I was busy in the garden this weekend finishing up the last things on the to-do list before spring. The garden is all cleaned up with the exception of a few stray leaves that I will suck up with the lawn mower next weekend. You know how it is; you never have EVERYTHING caught up in the garden. There is always something that needs to be done, but I’m feeling good about where I am with it right now. While I was tidying up, I was really surprised by everything that was blooming. Of the things in flower I decided to stick with ‘Crimson Candles’ for this post. It’s such a beautiful vision in pink.


I could never figure out why this Camellia was named crimson when it blooms so pink. Most especially since there are crimson colored blossoms on other cultivars. The only explanation I can think of is the buds. They’re a much deeper tint and although I’m color deficient they do appear a shade of red to me. I still wouldn’t call them crimson in my opinion. Look at the fuzzy little hairs on the bud.


What I’ve read on this shrub would indicate it’s a fairly new plant, just introduced in 1995. When I think of camellias my mind instantly goes to heirloom plants from generations past. Like the one I got from my grandmother’s home. For me they also invoke visions of women from the Victorian period sauntering through the garden. I don’t know why, it just does…

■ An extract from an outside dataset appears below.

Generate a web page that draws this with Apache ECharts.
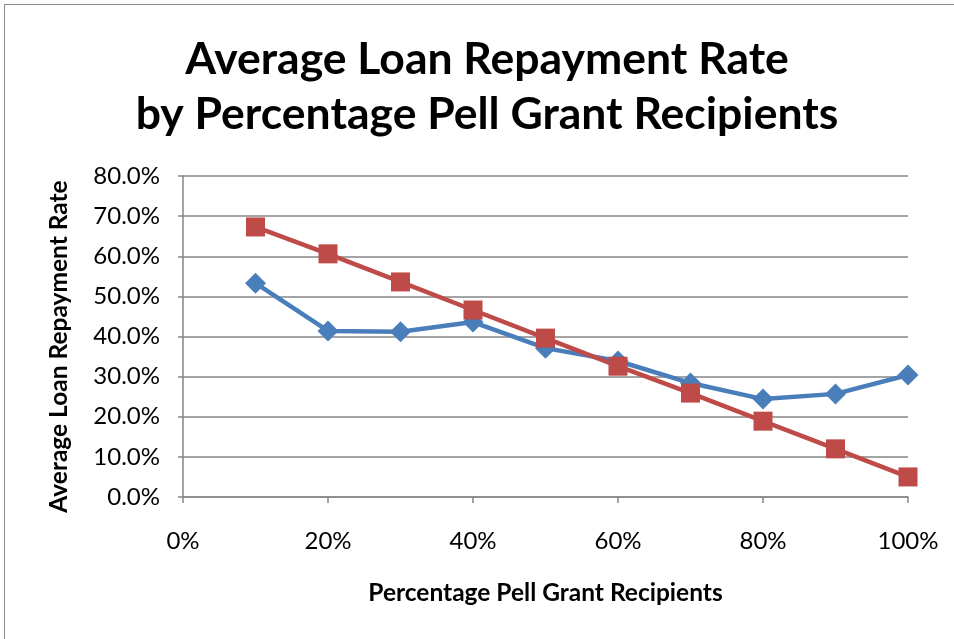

‘Crimson Candles’ can reach heights of 10 feet and get as wide as 6 feet. I’m going to let mine get some height on it, but I am going to try and keep it pruned so it stays kind of skinny. I want it to form a column of sorts. This camellia blooms from January to March and is extremely cold hardy as the species goes. Its blooms are much more forgiving of cold and frost than average camellia blooms. That’s good for me because the coldest month is usually February here.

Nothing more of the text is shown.